The only improvement I care about is bringing back physical buttons. Touch screens suck ass. I don’t give a fuck about cameras. I don’t give a fuck about folding bullshit. All I want is an interface that doesn’t blow dick. Apple is garbage along with the rest of them. Clueless fucking morons.
Most of the buyers think that touchscreens are very future and normal buttons are very past, because touchscreens are like magic, look! And because everybody uses them. And because more pixels. And because they don't have to reliably enter text most of the time. Especially not looking at the phone.
I think it all still gets down to people poking screens with their fingers thinking it looks smarter and more elegant (LOL). It has a lot to do with how it looks for others.
I remember hearing something a few years ago about some companies working on better tactile feedback on touch screen buttons, making them more "clicky" and feeling more like real physical buttons. Sounded complicated and I don't think anyone really did anything with it except for Samsung making the home button super clicky on my old Galaxy. I wonder if that will ever resurface, it seemed like a good compromise for folks who wanted real buttons.
Nope. It’s still a touch screen. The issue isn’t tactile feedback or a lack of it because with touch screens you can miss the button you’re trying to hit.
A miss is still a miss regardless of the touch screen vibrating or whatever the hell it’s doing to give you “tactile feedback”.

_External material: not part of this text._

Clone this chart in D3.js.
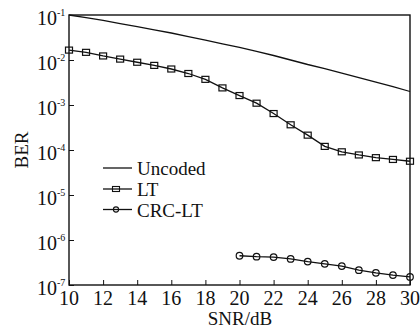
<!DOCTYPE html>
<html>
<head>
<meta charset="utf-8">
<script src="https://cdn.jsdelivr.net/npm/d3@7"></script>
<style>
  body { margin: 0; background: #fff; }
  text { font-family: "Liberation Serif", "DejaVu Serif", serif; fill: #111; }
</style>
</head>
<body>
<div class="canva"></div>
<script>
// SNR values (dB)
const snr = [10, 11, 12, 13, 14, 15, 16, 17, 18, 19, 20, 21, 22, 23, 24, 25, 26, 27, 28, 29, 30];
const snrCrc = [20, 21, 22, 23, 24, 25, 26, 27, 28, 29, 30];

// BER (log10)
const uncodedLog = [-1.0, -1.06, -1.12, -1.19, -1.26, -1.33, -1.40, -1.48, -1.56, -1.64, -1.72, -1.81, -1.90, -2.0, -2.10, -2.19, -2.29, -2.39, -2.49, -2.59, -2.70];
const ltLog = [-1.78, -1.83, -1.91, -1.98, -2.05, -2.12, -2.20, -2.30, -2.43, -2.62, -2.79, -2.96, -3.19, -3.44, -3.67, -3.92, -4.04, -4.11, -4.17, -4.21, -4.25];
const crcLog = [-6.35, -6.37, -6.38, -6.42, -6.48, -6.53, -6.58, -6.67, -6.73, -6.78, -6.82];

const xTicks = [10, 12, 14, 16, 18, 20, 22, 24, 26, 28, 30];
const yExps = [-1, -2, -3, -4, -5, -6, -7];
const legendNames = ["Uncoded", "LT", "CRC-LT"];

const W = 420, H = 331;
const mLeft = 69, mRight = 410, mTop = 15, mBottom = 285;

const svg = d3.select('.canva').append('svg')
    .attr('width', W)
    .attr('height', H);

const x = d3.scaleLinear().domain([10, 30]).range([mLeft, mRight]);
const y = d3.scaleLog().domain([1e-7, 1e-1]).range([mBottom, mTop]);

const toPts = (xs, logs) => xs.map((d, i) => ({x: d, v: Math.pow(10, logs[i])}));
const uncoded = toPts(snr, uncodedLog);
const lt = toPts(snr, ltLog);
const crc = toPts(snrCrc, crcLog);

const line = d3.line().x(d => x(d.x)).y(d => y(d.v));
const stroke = '#111';

// frame
svg.append('rect')
    .attr('x', mLeft).attr('y', mTop)
    .attr('width', mRight - mLeft).attr('height', mBottom - mTop)
    .attr('fill', 'none').attr('stroke', stroke).attr('stroke-width', 1.4);

// x axis ticks (inward)
const xAxis = d3.axisBottom(x).tickValues(xTicks).tickSizeInner(-5).tickSizeOuter(0).tickFormat('');
const gx = svg.append('g').attr('transform', `translate(0,${mBottom})`).call(xAxis);
gx.select('.domain').remove();
gx.selectAll('line').attr('stroke', stroke);

svg.append('g').selectAll('text')
    .data(xTicks)
    .enter().append('text')
    .attr('x', d => x(d))
    .attr('y', 305)
    .attr('text-anchor', 'middle')
    .attr('font-size', 20)
    .text(d => d);

// y axis ticks (inward)
const yAxis = d3.axisLeft(y).tickValues(yExps.map(e => Math.pow(10, e))).tickSizeInner(-5).tickSizeOuter(0).tickFormat('');
const gy = svg.append('g').attr('transform', `translate(${mLeft},0)`).call(yAxis);
gy.select('.domain').remove();
gy.selectAll('line').attr('stroke', stroke);

svg.append('g').selectAll('text')
    .data(yExps)
    .enter().append('text')
    .attr('x', 57)
    .attr('y', d => y(Math.pow(10, d)) + 10)
    .attr('text-anchor', 'end')
    .attr('font-size', 20)
    .text('10');
svg.append('g').selectAll('text')
    .data(yExps)
    .enter().append('text')
    .attr('x', 57)
    .attr('y', d => y(Math.pow(10, d)) + 0.5)
    .attr('font-size', 10)
    .text(d => '-' + Math.abs(d));

// axis titles
svg.append('text')
    .attr('x', 240)
    .attr('y', 325)
    .attr('text-anchor', 'middle')
    .attr('font-size', 19)
    .text('SNR/dB');
svg.append('text')
    .attr('transform', `translate(28,150) rotate(-90)`)
    .attr('text-anchor', 'middle')
    .attr('font-size', 19)
    .text('BER');

// series
[uncoded, lt, crc].forEach(s => {
    svg.append('path').datum(s).attr('d', line)
        .attr('fill', 'none').attr('stroke', stroke).attr('stroke-width', 1.3);
});

const sqW = 7, sqH = 6;
svg.selectAll('rect.lt').data(lt)
    .enter().append('rect').attr('class', 'lt')
    .attr('x', d => x(d.x) - sqW / 2)
    .attr('y', d => y(d.v) - sqH / 2)
    .attr('width', sqW).attr('height', sqH)
    .attr('fill', 'none').attr('stroke', stroke).attr('stroke-width', 1.2);

svg.selectAll('circle.crc').data(crc)
    .enter().append('circle').attr('class', 'crc')
    .attr('cx', d => x(d.x))
    .attr('cy', d => y(d.v))
    .attr('r', 3.3)
    .attr('fill', 'none').attr('stroke', stroke).attr('stroke-width', 1.2);

// legend
const lg = svg.append('g');
const legY = [168, 189, 209.5];
legendNames.forEach((name, i) => {
    lg.append('line')
        .attr('x1', 103).attr('x2', 132)
        .attr('y1', legY[i]).attr('y2', legY[i])
        .attr('stroke', stroke).attr('stroke-width', 1.3);
    if (i === 1) {
        lg.append('rect').attr('x', 116 - 3.5).attr('y', legY[i] - 2.5)
            .attr('width', 7).attr('height', 5)
            .attr('fill', 'none').attr('stroke', stroke).attr('stroke-width', 1.1);
    }
    if (i === 2) {
        lg.append('circle').attr('cx', 116).attr('cy', legY[i]).attr('r', 2.6)
            .attr('fill', 'none').attr('stroke', stroke).attr('stroke-width', 1.1);
    }
    lg.append('text')
        .attr('x', 137).attr('y', legY[i] + 7)
        .attr('font-size', 19)
        .text(name);
});
</script>
</body>
</html>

Nothing will change how shitty touch screens are and how easy it is to fat finger. I never had any of these problems on my old phone that had a physical keyboard.
My fingers are not very precise, and also sweaty very often. When they are sweaty, I basically use touchscreens only if I absolutely have to. Sweaty fingers are an inconvenience with everything, but they weren't a practical problem with normal buttons.
It's not about feedback only, also clear tactile button separation, not registering touches.
Repurposable physical buttons - maybe.
The more expensive way is with them being transparent and having their own small displays or being above the matrix, and has some similarities with what you say, the less expensive way is like Sony controllers.
BTW, PSP Slim was the most usable pocket computer I've touched. Text input was slow, but compared to touchscreens - more comfortable.